Washington (AFP) Jul 19, 2005
A Chinese military buildup detailed in a new US report shows why the United States wants the European Union to maintain its embargo on arms sales to Beijing, US Defense Secretary Donald Rumsfeld said Tuesday.

The long-awaited report on Chinese military power was to be presented to the US Congress on Tuesday, casting a spotlight on an issue that has been a source of growing US concern as well as tension with Beijing.

Its release comes only days after a Chinese general warned that Beijing would retaliate with nuclear weapons if the US military intervened in a military conflict over Taiwan.

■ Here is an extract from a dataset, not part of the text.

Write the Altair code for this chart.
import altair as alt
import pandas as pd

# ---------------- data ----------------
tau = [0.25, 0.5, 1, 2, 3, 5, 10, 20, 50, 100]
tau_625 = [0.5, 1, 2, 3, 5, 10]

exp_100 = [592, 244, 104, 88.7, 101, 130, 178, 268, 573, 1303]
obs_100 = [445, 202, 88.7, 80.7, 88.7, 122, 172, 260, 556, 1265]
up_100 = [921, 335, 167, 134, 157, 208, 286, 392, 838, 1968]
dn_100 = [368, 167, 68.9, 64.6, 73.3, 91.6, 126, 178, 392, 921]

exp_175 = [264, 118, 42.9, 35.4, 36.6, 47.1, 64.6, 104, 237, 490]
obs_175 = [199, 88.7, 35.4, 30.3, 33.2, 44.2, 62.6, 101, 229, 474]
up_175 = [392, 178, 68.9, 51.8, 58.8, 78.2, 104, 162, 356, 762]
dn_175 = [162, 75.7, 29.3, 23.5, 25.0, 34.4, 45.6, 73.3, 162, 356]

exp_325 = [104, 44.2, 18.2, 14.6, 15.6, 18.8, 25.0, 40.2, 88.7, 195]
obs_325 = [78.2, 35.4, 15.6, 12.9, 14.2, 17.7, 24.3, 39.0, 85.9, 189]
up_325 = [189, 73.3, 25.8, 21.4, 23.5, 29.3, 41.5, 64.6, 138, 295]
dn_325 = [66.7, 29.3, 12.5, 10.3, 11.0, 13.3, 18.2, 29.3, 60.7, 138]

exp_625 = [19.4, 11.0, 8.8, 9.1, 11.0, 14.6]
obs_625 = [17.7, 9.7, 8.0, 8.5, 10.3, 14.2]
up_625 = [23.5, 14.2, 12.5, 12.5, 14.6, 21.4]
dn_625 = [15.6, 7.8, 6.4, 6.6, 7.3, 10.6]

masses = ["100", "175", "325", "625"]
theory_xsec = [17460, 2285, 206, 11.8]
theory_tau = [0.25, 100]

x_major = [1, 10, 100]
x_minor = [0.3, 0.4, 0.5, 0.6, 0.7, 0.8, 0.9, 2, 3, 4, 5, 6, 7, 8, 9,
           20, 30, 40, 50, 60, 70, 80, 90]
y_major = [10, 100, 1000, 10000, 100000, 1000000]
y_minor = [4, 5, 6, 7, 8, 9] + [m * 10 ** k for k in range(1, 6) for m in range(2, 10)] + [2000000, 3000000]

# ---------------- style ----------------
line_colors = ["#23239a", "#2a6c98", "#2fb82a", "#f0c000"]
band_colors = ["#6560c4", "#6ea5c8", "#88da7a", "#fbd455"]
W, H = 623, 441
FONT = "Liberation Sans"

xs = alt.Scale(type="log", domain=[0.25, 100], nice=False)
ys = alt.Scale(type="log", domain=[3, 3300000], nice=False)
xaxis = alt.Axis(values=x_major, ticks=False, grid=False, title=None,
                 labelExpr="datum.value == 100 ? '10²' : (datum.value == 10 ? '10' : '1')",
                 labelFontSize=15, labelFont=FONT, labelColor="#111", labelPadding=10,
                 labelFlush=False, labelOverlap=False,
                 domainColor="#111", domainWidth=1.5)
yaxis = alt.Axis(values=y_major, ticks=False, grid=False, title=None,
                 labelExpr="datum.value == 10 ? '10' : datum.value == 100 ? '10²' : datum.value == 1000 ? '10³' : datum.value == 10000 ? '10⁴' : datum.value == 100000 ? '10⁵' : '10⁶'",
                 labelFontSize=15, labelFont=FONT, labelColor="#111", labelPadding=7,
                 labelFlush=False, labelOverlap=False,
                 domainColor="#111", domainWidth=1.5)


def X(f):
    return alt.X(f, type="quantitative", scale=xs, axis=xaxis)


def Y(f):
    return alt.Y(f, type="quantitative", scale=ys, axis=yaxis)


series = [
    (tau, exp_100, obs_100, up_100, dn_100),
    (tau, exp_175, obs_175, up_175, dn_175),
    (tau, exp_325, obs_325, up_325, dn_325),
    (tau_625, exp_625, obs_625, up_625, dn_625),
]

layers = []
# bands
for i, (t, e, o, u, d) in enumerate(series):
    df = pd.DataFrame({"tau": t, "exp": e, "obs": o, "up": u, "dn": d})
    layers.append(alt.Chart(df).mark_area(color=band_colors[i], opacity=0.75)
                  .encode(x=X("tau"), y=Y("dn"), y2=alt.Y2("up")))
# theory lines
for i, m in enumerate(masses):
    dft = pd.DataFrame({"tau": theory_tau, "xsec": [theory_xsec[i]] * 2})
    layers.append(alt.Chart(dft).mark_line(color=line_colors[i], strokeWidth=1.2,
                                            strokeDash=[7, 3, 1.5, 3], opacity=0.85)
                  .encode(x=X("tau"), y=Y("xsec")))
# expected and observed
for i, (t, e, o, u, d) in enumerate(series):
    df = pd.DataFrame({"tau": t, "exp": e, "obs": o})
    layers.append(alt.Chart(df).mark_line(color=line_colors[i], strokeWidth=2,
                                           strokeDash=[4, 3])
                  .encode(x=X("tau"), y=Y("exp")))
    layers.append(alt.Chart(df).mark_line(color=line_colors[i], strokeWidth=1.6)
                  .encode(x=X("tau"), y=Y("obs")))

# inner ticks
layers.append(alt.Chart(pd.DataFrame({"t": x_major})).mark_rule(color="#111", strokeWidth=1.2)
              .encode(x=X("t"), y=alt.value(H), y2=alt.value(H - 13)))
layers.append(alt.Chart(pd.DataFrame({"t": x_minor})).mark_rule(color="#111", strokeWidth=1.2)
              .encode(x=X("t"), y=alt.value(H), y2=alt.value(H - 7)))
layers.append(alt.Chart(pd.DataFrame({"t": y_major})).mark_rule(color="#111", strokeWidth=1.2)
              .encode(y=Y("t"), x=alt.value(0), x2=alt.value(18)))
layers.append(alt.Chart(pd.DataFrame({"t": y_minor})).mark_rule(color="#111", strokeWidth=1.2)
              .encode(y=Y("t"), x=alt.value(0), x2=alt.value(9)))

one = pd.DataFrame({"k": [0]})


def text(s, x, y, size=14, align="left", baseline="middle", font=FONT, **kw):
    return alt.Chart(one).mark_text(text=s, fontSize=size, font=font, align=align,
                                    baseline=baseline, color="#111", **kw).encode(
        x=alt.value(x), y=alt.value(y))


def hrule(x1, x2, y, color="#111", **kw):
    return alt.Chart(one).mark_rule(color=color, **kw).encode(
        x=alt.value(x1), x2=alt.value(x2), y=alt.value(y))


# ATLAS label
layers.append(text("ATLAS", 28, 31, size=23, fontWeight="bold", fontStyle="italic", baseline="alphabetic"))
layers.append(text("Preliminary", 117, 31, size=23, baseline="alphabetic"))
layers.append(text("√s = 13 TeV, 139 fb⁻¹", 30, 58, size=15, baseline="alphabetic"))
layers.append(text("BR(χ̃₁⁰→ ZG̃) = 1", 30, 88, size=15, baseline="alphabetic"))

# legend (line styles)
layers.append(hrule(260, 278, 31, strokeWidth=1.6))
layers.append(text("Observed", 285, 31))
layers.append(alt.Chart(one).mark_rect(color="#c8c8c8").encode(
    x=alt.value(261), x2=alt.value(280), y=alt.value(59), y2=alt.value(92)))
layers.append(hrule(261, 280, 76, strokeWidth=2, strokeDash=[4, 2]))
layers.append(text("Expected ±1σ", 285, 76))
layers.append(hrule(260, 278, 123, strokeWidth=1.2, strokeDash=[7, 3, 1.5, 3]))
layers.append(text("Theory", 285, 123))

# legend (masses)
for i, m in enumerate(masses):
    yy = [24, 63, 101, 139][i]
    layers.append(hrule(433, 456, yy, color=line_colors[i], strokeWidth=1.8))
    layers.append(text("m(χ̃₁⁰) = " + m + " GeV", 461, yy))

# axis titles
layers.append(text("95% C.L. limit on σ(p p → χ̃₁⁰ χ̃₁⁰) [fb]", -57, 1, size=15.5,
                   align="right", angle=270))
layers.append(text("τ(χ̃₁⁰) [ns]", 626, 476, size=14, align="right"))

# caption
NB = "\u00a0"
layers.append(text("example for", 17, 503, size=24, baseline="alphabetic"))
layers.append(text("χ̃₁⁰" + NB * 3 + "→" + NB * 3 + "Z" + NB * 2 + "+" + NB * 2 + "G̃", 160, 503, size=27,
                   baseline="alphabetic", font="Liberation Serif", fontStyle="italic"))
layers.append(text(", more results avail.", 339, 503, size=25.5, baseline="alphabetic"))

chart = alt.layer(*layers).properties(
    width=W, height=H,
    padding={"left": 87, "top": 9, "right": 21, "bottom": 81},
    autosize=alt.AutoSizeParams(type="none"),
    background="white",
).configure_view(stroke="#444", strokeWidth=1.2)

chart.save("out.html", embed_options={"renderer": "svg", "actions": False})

Rumsfeld described the report as a "factual presentation" of China's growing military budget and its acquisition of substantial quantities of modern weapons from countries like Russia. He said the report reflected the thinking of the Defense Department, State Department and the National Security Council.

"It clearly points up the reason the president and the United States government has been urging the EU to not lift the arms embargo on the Peoples Republic of China," Rumsfeld told a press conference with visiting Polish Defense Minister Jerzy Szmajdzinski.

Under US pressure, the European Union has put off a decision on whether to end an embargo on sales of advanced weapons to China that was imposed after the 1989 Tiananmen Square massacre of pro-democracy protesters.

Rumsfeld said the report describes China's efforts to make the Peoples Liberation Army smaller, more mobile and more capable of projecting force than the gargantuan force that unleashed human wave assaults on US forces in Korea more than half a century ago.

The defense secretary declined comment on US concerns about the buildup or say what it is doing in response.

The report, he said, "reflects the behavior in the collective decisions that are being made in that country with respect to military investments and acquisitions."

However, he predicted that China will be confronted with a dilemma in the years ahead between a political system that is not free and the need for openness to compete successfully in the world economy.

"And that suggests to me as we go through the coming years there will be a tension between the two, and something will give," he said.

"To the extent the vertical system does not give it will inhibit the growth of their economy, and the ultimately the growth of their military capabilities," he said.

"To the extent the political system gives and they take a path that increasingly reflects the reality that a country that fully participates in the world is going to be most successful if they have a relatively free political and a reflatively free economic system, then that would be a good thing for the world," he said.